As the story goes, McCartney was denied access to a Grammys party featuring a performance by rapper Tyga. But as it turns out, it was a case of being in the wrong place. Twice.
According to Ambrose, the door that the former Beatle and singer Beck (and, as it turns out, Woody Harrelson) approached at the Argyle was an exit, not an entrance. The door was opened to allow a patron to leave and the employee didn’t see McCartney and company waiting outside before it closed again.
When the door opened a second time, an employee did see Macca and the others. At which point they asked if the Argyle was the location of musician/producer Mark Ronson’s party, their actual destination.

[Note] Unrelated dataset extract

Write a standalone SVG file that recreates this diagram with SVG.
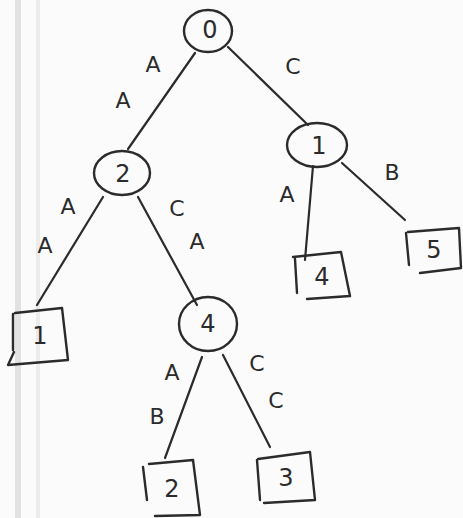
<svg xmlns="http://www.w3.org/2000/svg" width="463" height="518" viewBox="0 0 463 518">
  <style>
    .edge { stroke: #2b2b2b; stroke-width: 2.2; fill: none; stroke-linecap: round; }
    .inner { fill: none; stroke: #2b2b2b; stroke-width: 2.4; }
    .leaf { fill: none; stroke: #2b2b2b; stroke-width: 2.4; stroke-linejoin: round; stroke-linecap: round; }
    .num { font-family: "DejaVu Sans", "Liberation Sans", sans-serif; font-size: 24px; fill: #2b2b2b; text-anchor: middle; dominant-baseline: central; }
    .lbl { font-family: "DejaVu Sans", "Liberation Sans", sans-serif; font-size: 22px; fill: #2b2b2b; text-anchor: middle; dominant-baseline: central; }
  </style>

  <!-- paper and binding edge -->
  <rect x="0" y="0" width="463" height="518" fill="#fbfbfb"/>
  <rect x="15" y="0" width="6" height="518" fill="#e2e2e2"/>
  <rect x="36" y="0" width="4" height="518" fill="#ececec"/>

  <!-- connectors -->
  <g id="edges">
    <line class="edge" x1="195" y1="53" x2="128" y2="149"/>
    <line class="edge" x1="228" y1="47" x2="308" y2="125"/>
    <line class="edge" x1="313" y1="166" x2="305" y2="260"/>
    <line class="edge" x1="342" y1="163" x2="405" y2="220"/>
    <line class="edge" x1="103" y1="197" x2="37" y2="305"/>
    <line class="edge" x1="138" y1="197" x2="197" y2="305"/>
    <line class="edge" x1="202" y1="357" x2="165" y2="458"/>
    <line class="edge" x1="223" y1="355" x2="270" y2="447"/>
  </g>

  <!-- edge labels -->
  <g id="labels">
    <text class="lbl" x="153" y="64">A</text>
    <text class="lbl" x="123" y="100">A</text>
    <text class="lbl" x="293" y="66">C</text>
    <text class="lbl" x="392" y="172">B</text>
    <text class="lbl" x="287" y="194">A</text>
    <text class="lbl" x="68" y="206">A</text>
    <text class="lbl" x="45" y="245">A</text>
    <text class="lbl" x="177" y="208">C</text>
    <text class="lbl" x="197" y="241">A</text>
    <text class="lbl" x="172" y="372">A</text>
    <text class="lbl" x="157" y="416">B</text>
    <text class="lbl" x="257" y="363">C</text>
    <text class="lbl" x="276" y="400">C</text>
  </g>

  <!-- inner nodes -->
  <g id="node-0">
    <ellipse class="inner" cx="208" cy="31" rx="24" ry="21"/>
    <text class="num" x="210" y="30">0</text>
  </g>
  <g id="node-1">
    <ellipse class="inner" cx="317" cy="145" rx="30" ry="22"/>
    <text class="num" x="319" y="146">1</text>
  </g>
  <g id="node-2">
    <ellipse class="inner" cx="122" cy="173" rx="28" ry="22"/>
    <text class="num" x="123" y="174">2</text>
  </g>
  <g id="node-4">
    <ellipse class="inner" cx="208" cy="324" rx="29" ry="27"/>
    <text class="num" x="208" y="324">4</text>
  </g>

  <!-- leaves -->
  <g id="leaf-1">
    <path class="leaf" d="M13,314 L13,350 M15,313 L62,308 L68,360 L8,365 L14,352"/>
    <text class="num" x="40" y="336">1</text>
  </g>
  <g id="leaf-4">
    <path class="leaf" d="M295,259 L297,293 M293,257 L341,252 L350,296 L307,299"/>
    <text class="num" x="322" y="277">4</text>
  </g>
  <g id="leaf-5">
    <path class="leaf" d="M406,233 L409,265 M408,232 L459,228 L461,268 L420,273"/>
    <text class="num" x="434" y="250">5</text>
  </g>
  <g id="leaf-2">
    <path class="leaf" d="M143,467 L147,500 M149,464 L193,460 L200,515 L155,516"/>
    <text class="num" x="172" y="489">2</text>
  </g>
  <g id="leaf-3">
    <path class="leaf" d="M257,460 L260,500 M258,459 L310,452 L315,500 L264,503"/>
    <text class="num" x="286" y="478">3</text>
  </g>
</svg>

As it turns out, it actually wasn’t, at which point McCartney and crew made their way to the car. But not before the “Band on the Run” singer was asked if he wanted to come inside.
“We completely invited him in,” Ambrose said.
Since the initial story broke, the Argyle has been besieged with angry messages from McCartney fans. The club’s Facebook page is littered with comments along the line of, “Lame Lame Lame … denying Sir Paul MacCartney entry. Hopefully, you’all fired the bouncer, the bouncer’s manager and then for good measure fire yourselves (ownership group).”
And, “Who in his right mind denies Sir Paul McCartney entry? Saw the news just now … You’re all fired if I was running the show … Lol.”
So, mystery solved. But club owners around the world take note: If Paul McCartney’s knocking at the door, do yourself a favor — open the door and let him in.